* [WRITTEN REQUEST] Retype the whole listing, please, keeping every line exact and dropping the pictures.
━━━ SUPPLIED MATERIAL
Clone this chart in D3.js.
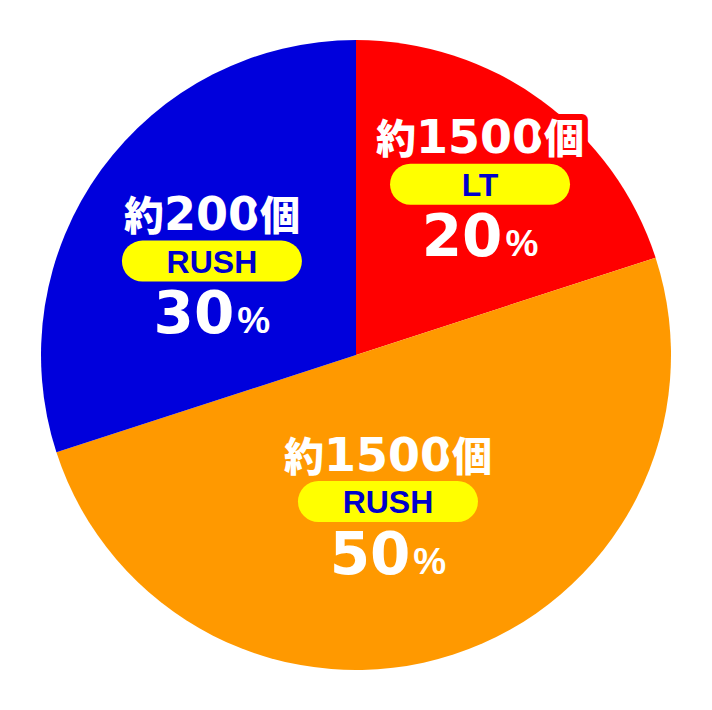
<!DOCTYPE html>
<html>
<head>
<meta charset="utf-8">
<script src="https://d3js.org/d3.v7.min.js"></script>
<style>
  body { margin: 0; background: #fff; }
  text { font-family: "Liberation Sans", "Noto Sans CJK JP", sans-serif; font-weight: bold; }
  .num { font-family: "DejaVu Sans", sans-serif; }
  .cjk { font-family: "Noto Sans CJK JP", sans-serif; font-weight: 900; }
</style>
</head>
<body>
<div id="container"></div>
<script>
let w = 712;
let h = 710;

// chart data
let categories = ['LT', 'RUSH', 'RUSH'];
let counts = ['約1500個', '約1500個', '約200個'];
let percents = [20, 50, 30];
let sliceColors = ['#ff0000', '#ff9900', '#0000dc'];

let cx = 356, cy = 355, radius = 315;
let pillColor = '#ffff00';
let pillText = '#0000cc';

// label placement: distance from center and angle nudge (degrees)
let labelDist = [211, 150, 172];
let labelNudge = [0, 5.7, -2.9];

let svg = d3.select('#container')
  .append('svg')
    .attr('width', w)
    .attr('height', h)
  ;

let g = svg.append('g')
  .attr('transform', 'translate(' + cx + ',' + cy + ')');

let pie = d3.pie().sort(null).value(d => d);
let arcs = pie(percents);
let arc = d3.arc().innerRadius(0).outerRadius(radius);

g.selectAll('.slice').data(arcs)
  .enter()
  .append('path')
    .attr('class', 'slice')
    .attr('d', arc)
    .attr('fill', (d, i) => sliceColors[i])
  ;

//labels
let labels = g.selectAll('.label').data(arcs)
  .enter()
  .append('g')
    .attr('class', 'label')
    .attr('transform', function(d, i) {
      let a = (d.startAngle + d.endAngle) / 2 + labelNudge[i] * Math.PI / 180;
      let x = Math.sin(a) * labelDist[i];
      let y = -Math.cos(a) * labelDist[i];
      return 'translate(' + x + ',' + y + ')';
    })
  ;

let countText = labels.append('text')
  .attr('text-anchor', 'middle')
  .attr('y', -31)
  .attr('fill', '#fff')
  .attr('stroke', (d, i) => sliceColors[i])
  .attr('stroke-width', 12)
  .attr('stroke-linejoin', 'round')
  .attr('paint-order', 'stroke');

countText.each(function(d, i) {
  let parts = counts[i].match(/^(\D+)(\d+)(\D+)$/);
  let t = d3.select(this);
  t.append('tspan').attr('class', 'cjk').attr('font-size', 40).text(parts[1]);
  t.append('tspan').attr('class', 'num').attr('font-size', 46).text(parts[2]);
  t.append('tspan').attr('class', 'cjk').attr('font-size', 40).text(parts[3]);
});

labels.append('rect')
  .attr('x', -90)
  .attr('y', -20.5)
  .attr('width', 180)
  .attr('height', 41)
  .attr('rx', 20.5)
  .attr('fill', pillColor);

labels.append('text')
  .attr('text-anchor', 'middle')
  .attr('y', 11.5)
  .attr('font-size', 32)
  .attr('fill', pillText)
  .text((d, i) => categories[i]);

let pct = labels.append('text')
  .attr('text-anchor', 'middle')
  .attr('y', 72)
  .attr('fill', '#fff');

pct.append('tspan')
  .attr('class', 'num')
  .attr('font-size', 58)
  .text(d => d.data);

pct.append('tspan')
  .attr('font-size', 37)
  .attr('dx', 3)
  .text('%');
</script>
</body>
</html>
━━━━━━
* [RESULT OF THE EXERCISE]
Clone this chart in D3.js.
<!DOCTYPE html>
<html>
<head>
<meta charset="utf-8">
<script src="https://d3js.org/d3.v7.min.js"></script>
<style>
  body { margin: 0; background: #fff; }
  text { font-family: "Liberation Sans", "Noto Sans CJK JP", sans-serif; font-weight: bold; }
  .num { font-family: "DejaVu Sans", sans-serif; }
  .cjk { font-family: "Noto Sans CJK JP", sans-serif; font-weight: 900; }
</style>
</head>
<body>
<div id="container"></div>
<script>
let w = 712;
let h = 710;

// chart data
let categories = ['LT', 'RUSH', 'RUSH'];
let counts = ['約1500個', '約1500個', '約200個'];
let percents = [20, 50, 30];
let sliceColors = ['#ff0000', '#ff9900', '#0000dc'];

let cx = 356, cy = 355, radius = 315;
let pillColor = '#ffff00';
let pillText = '#0000cc';

// label placement: distance from center and angle nudge (degrees)
let labelDist = [211, 150, 172];
let labelNudge = [0, 5.7, -2.9];

let svg = d3.select('#container')
  .append('svg')
    .attr('width', w)
    .attr('height', h)
  ;

let g = svg.append('g')
  .attr('transform', 'translate(' + cx + ',' + cy + ')');

let pie = d3.pie().sort(null).value(d => d);
let arcs = pie(percents);
let arc = d3.arc().innerRadius(0).outerRadius(radius);

g.selectAll('.slice').data(arcs)
  .enter()
  .append('path')
    .attr('class', 'slice')
    .attr('d', arc)
    .attr('fill', (d, i) => sliceColors[i])
  ;

//labels
let labels = g.selectAll('.label').data(arcs)
  .enter()
  .append('g')
    .attr('class', 'label')
    .attr('transform', function(d, i) {
      let a = (d.startAngle + d.endAngle) / 2 + labelNudge[i] * Math.PI / 180;
      let x = Math.sin(a) * labelDist[i];
      let y = -Math.cos(a) * labelDist[i];
      return 'translate(' + x + ',' + y + ')';
    })
  ;

let countText = labels.append('text')
  .attr('text-anchor', 'middle')
  .attr('y', -31)
  .attr('fill', '#fff')
  .attr('stroke', (d, i) => sliceColors[i])
  .attr('stroke-width', 12)
  .attr('stroke-linejoin', 'round')
  .attr('paint-order', 'stroke');

countText.each(function(d, i) {
  let parts = counts[i].match(/^(\D+)(\d+)(\D+)$/);
  let t = d3.select(this);
  t.append('tspan').attr('class', 'cjk').attr('font-size', 40).text(parts[1]);
  t.append('tspan').attr('class', 'num').attr('font-size', 46).text(parts[2]);
  t.append('tspan').attr('class', 'cjk').attr('font-size', 40).text(parts[3]);
});

labels.append('rect')
  .attr('x', -90)
  .attr('y', -20.5)
  .attr('width', 180)
  .attr('height', 41)
  .attr('rx', 20.5)
  .attr('fill', pillColor);

labels.append('text')
  .attr('text-anchor', 'middle')
  .attr('y', 11.5)
  .attr('font-size', 32)
  .attr('fill', pillText)
  .text((d, i) => categories[i]);

let pct = labels.append('text')
  .attr('text-anchor', 'middle')
  .attr('y', 72)
  .attr('fill', '#fff');

pct.append('tspan')
  .attr('class', 'num')
  .attr('font-size', 58)
  .text(d => d.data);

pct.append('tspan')
  .attr('font-size', 37)
  .attr('dx', 3)
  .text('%');
</script>
</body>
</html>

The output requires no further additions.